- _TASK STATEMENT_
Can you transcribe every line exactly and leave the pictures behind?

- _AVAILABLE DATA_
- - -

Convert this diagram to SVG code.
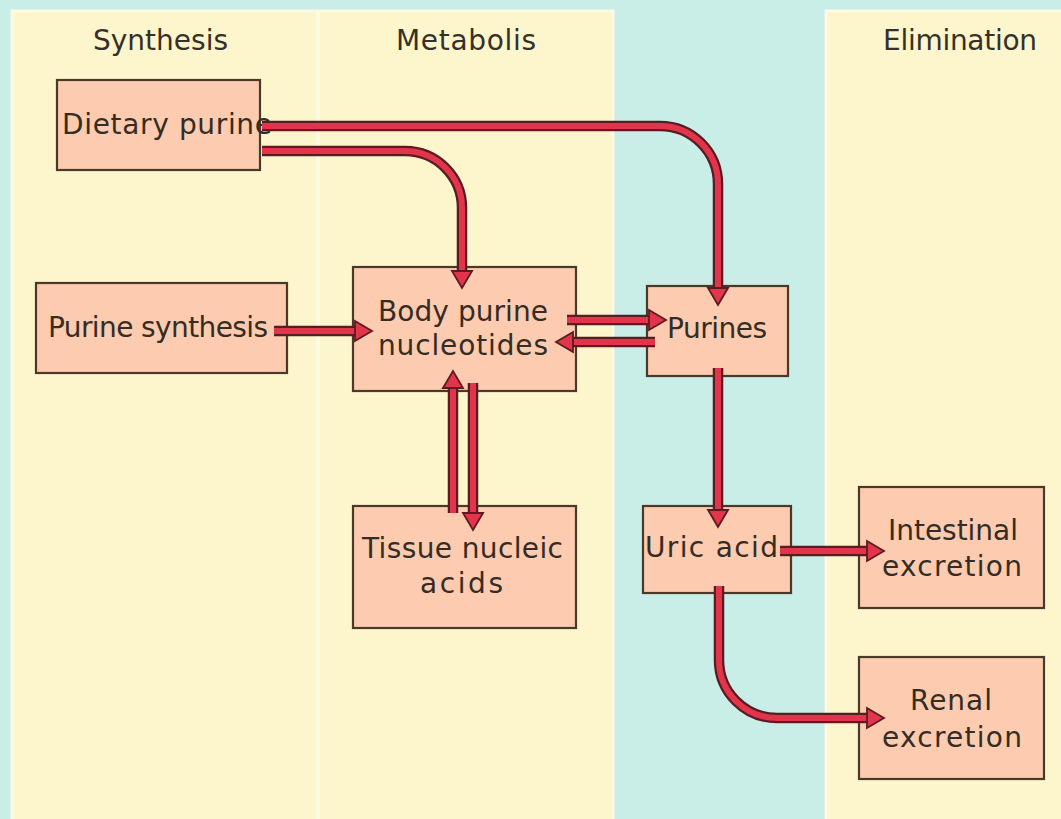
<svg xmlns="http://www.w3.org/2000/svg" width="1061" height="819" viewBox="0 0 1061 819">
<defs>
<style>
.panel{fill:#fdf5cc;stroke:#fcf9e4;stroke-width:3}
.box{fill:#fccbb0;stroke:#4a3828;stroke-width:2.2}
.t{font-family:"DejaVu Sans","Liberation Sans",sans-serif;font-size:28px;fill:#352c24}
.h{font-family:"DejaVu Sans","Liberation Sans",sans-serif;font-size:28px;fill:#35302a}
.ol{fill:none;stroke:#5a1c22;stroke-width:10.5}
.co{fill:none;stroke:#e2354c;stroke-width:6;marker-end:url(#head)}
</style>
<marker id="head" viewBox="-2 -12 21 24" markerWidth="21" markerHeight="24" refX="0" refY="0" orient="auto" markerUnits="userSpaceOnUse">
<polygon points="0,-10 17,0 0,10" fill="#e2354c" stroke="#5a1c22" stroke-width="1.8" stroke-linejoin="miter"/>
</marker>
</defs>
<rect width="1061" height="819" fill="#c9ede7"/>
<g id="panels">
<rect class="panel" x="12" y="11" width="601" height="812"/>
<rect x="316" y="11" width="4" height="812" fill="#fffbe2"/>
<rect class="panel" x="826" y="11" width="240" height="812"/>
<text class="h" x="93" y="50" textLength="135">Synthesis</text>
<text class="h" x="396" y="50" textLength="140">Metabolis</text>
<text class="h" x="883" y="50" textLength="154">Elimination</text>
</g>
<g id="dietary-purine">
<rect class="box" x="57" y="80" width="203" height="90"/>
<text class="t" x="62" y="134" textLength="210">Dietary purine</text>
</g>
<g id="purine-synthesis">
<rect class="box" x="36" y="283" width="251" height="90"/>
<text class="t" x="48" y="337" textLength="220">Purine synthesis</text>
</g>
<g id="body-purine-nucleotides">
<rect class="box" x="353" y="267" width="223" height="124"/>
<text class="t" x="378" y="321" textLength="170">Body purine</text>
<text class="t" x="378" y="355" textLength="170">nucleotides</text>
</g>
<g id="purines">
<rect class="box" x="647" y="286" width="141" height="90"/>
<text class="t" x="667" y="338" textLength="100">Purines</text>
</g>
<g id="tissue-nucleic-acids">
<rect class="box" x="353" y="506" width="223" height="122"/>
<text class="t" x="362" y="558" textLength="201">Tissue nucleic</text>
<text class="t" x="420" y="593" textLength="83">acids</text>
</g>
<g id="uric-acid">
<rect class="box" x="643" y="506" width="148" height="87"/>
<text class="t" x="645" y="557" textLength="133">Uric acid</text>
</g>
<g id="intestinal-excretion">
<rect class="box" x="859" y="487" width="185" height="121"/>
<text class="t" x="888" y="540" textLength="130">Intestinal</text>
<text class="t" x="882" y="576" textLength="140">excretion</text>
</g>
<g id="renal-excretion">
<rect class="box" x="859" y="657" width="185" height="122"/>
<text class="t" x="910" y="710" textLength="82">Renal</text>
<text class="t" x="882" y="747" textLength="140">excretion</text>
</g>
<g id="connectors">
<path class="ol" d="M262 126 H660 A58 58 0 0 1 718 184 V288"/>
<path class="co" d="M262 126 H660 A58 58 0 0 1 718 184 V288"/>
<path class="ol" d="M262 151 H405 A57 57 0 0 1 462 208 V271"/>
<path class="co" d="M262 151 H405 A57 57 0 0 1 462 208 V271"/>
<path class="ol" d="M274 331 H355"/>
<path class="co" d="M274 331 H355"/>
<path class="ol" d="M567 320 H649"/>
<path class="co" d="M567 320 H649"/>
<path class="ol" d="M655 342 H573"/>
<path class="co" d="M655 342 H573"/>
<path class="ol" d="M453 513 V388"/>
<path class="co" d="M453 513 V388"/>
<path class="ol" d="M473 383 V513"/>
<path class="co" d="M473 383 V513"/>
<path class="ol" d="M718 368 V510"/>
<path class="co" d="M718 368 V510"/>
<path class="ol" d="M780 551 H867"/>
<path class="co" d="M780 551 H867"/>
<path class="ol" d="M719 586 V660 A58 58 0 0 0 777 718 H867"/>
<path class="co" d="M719 586 V660 A58 58 0 0 0 777 718 H867"/>
</g>
</svg>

- - -

- _RIGHT ANSWER_
Convert this diagram to SVG code.
<svg xmlns="http://www.w3.org/2000/svg" width="1061" height="819" viewBox="0 0 1061 819">
<defs>
<style>
.panel{fill:#fdf5cc;stroke:#fcf9e4;stroke-width:3}
.box{fill:#fccbb0;stroke:#4a3828;stroke-width:2.2}
.t{font-family:"DejaVu Sans","Liberation Sans",sans-serif;font-size:28px;fill:#352c24}
.h{font-family:"DejaVu Sans","Liberation Sans",sans-serif;font-size:28px;fill:#35302a}
.ol{fill:none;stroke:#5a1c22;stroke-width:10.5}
.co{fill:none;stroke:#e2354c;stroke-width:6;marker-end:url(#head)}
</style>
<marker id="head" viewBox="-2 -12 21 24" markerWidth="21" markerHeight="24" refX="0" refY="0" orient="auto" markerUnits="userSpaceOnUse">
<polygon points="0,-10 17,0 0,10" fill="#e2354c" stroke="#5a1c22" stroke-width="1.8" stroke-linejoin="miter"/>
</marker>
</defs>
<rect width="1061" height="819" fill="#c9ede7"/>
<g id="panels">
<rect class="panel" x="12" y="11" width="601" height="812"/>
<rect x="316" y="11" width="4" height="812" fill="#fffbe2"/>
<rect class="panel" x="826" y="11" width="240" height="812"/>
<text class="h" x="93" y="50" textLength="135">Synthesis</text>
<text class="h" x="396" y="50" textLength="140">Metabolis</text>
<text class="h" x="883" y="50" textLength="154">Elimination</text>
</g>
<g id="dietary-purine">
<rect class="box" x="57" y="80" width="203" height="90"/>
<text class="t" x="62" y="134" textLength="210">Dietary purine</text>
</g>
<g id="purine-synthesis">
<rect class="box" x="36" y="283" width="251" height="90"/>
<text class="t" x="48" y="337" textLength="220">Purine synthesis</text>
</g>
<g id="body-purine-nucleotides">
<rect class="box" x="353" y="267" width="223" height="124"/>
<text class="t" x="378" y="321" textLength="170">Body purine</text>
<text class="t" x="378" y="355" textLength="170">nucleotides</text>
</g>
<g id="purines">
<rect class="box" x="647" y="286" width="141" height="90"/>
<text class="t" x="667" y="338" textLength="100">Purines</text>
</g>
<g id="tissue-nucleic-acids">
<rect class="box" x="353" y="506" width="223" height="122"/>
<text class="t" x="362" y="558" textLength="201">Tissue nucleic</text>
<text class="t" x="420" y="593" textLength="83">acids</text>
</g>
<g id="uric-acid">
<rect class="box" x="643" y="506" width="148" height="87"/>
<text class="t" x="645" y="557" textLength="133">Uric acid</text>
</g>
<g id="intestinal-excretion">
<rect class="box" x="859" y="487" width="185" height="121"/>
<text class="t" x="888" y="540" textLength="130">Intestinal</text>
<text class="t" x="882" y="576" textLength="140">excretion</text>
</g>
<g id="renal-excretion">
<rect class="box" x="859" y="657" width="185" height="122"/>
<text class="t" x="910" y="710" textLength="82">Renal</text>
<text class="t" x="882" y="747" textLength="140">excretion</text>
</g>
<g id="connectors">
<path class="ol" d="M262 126 H660 A58 58 0 0 1 718 184 V288"/>
<path class="co" d="M262 126 H660 A58 58 0 0 1 718 184 V288"/>
<path class="ol" d="M262 151 H405 A57 57 0 0 1 462 208 V271"/>
<path class="co" d="M262 151 H405 A57 57 0 0 1 462 208 V271"/>
<path class="ol" d="M274 331 H355"/>
<path class="co" d="M274 331 H355"/>
<path class="ol" d="M567 320 H649"/>
<path class="co" d="M567 320 H649"/>
<path class="ol" d="M655 342 H573"/>
<path class="co" d="M655 342 H573"/>
<path class="ol" d="M453 513 V388"/>
<path class="co" d="M453 513 V388"/>
<path class="ol" d="M473 383 V513"/>
<path class="co" d="M473 383 V513"/>
<path class="ol" d="M718 368 V510"/>
<path class="co" d="M718 368 V510"/>
<path class="ol" d="M780 551 H867"/>
<path class="co" d="M780 551 H867"/>
<path class="ol" d="M719 586 V660 A58 58 0 0 0 777 718 H867"/>
<path class="co" d="M719 586 V660 A58 58 0 0 0 777 718 H867"/>
</g>
</svg>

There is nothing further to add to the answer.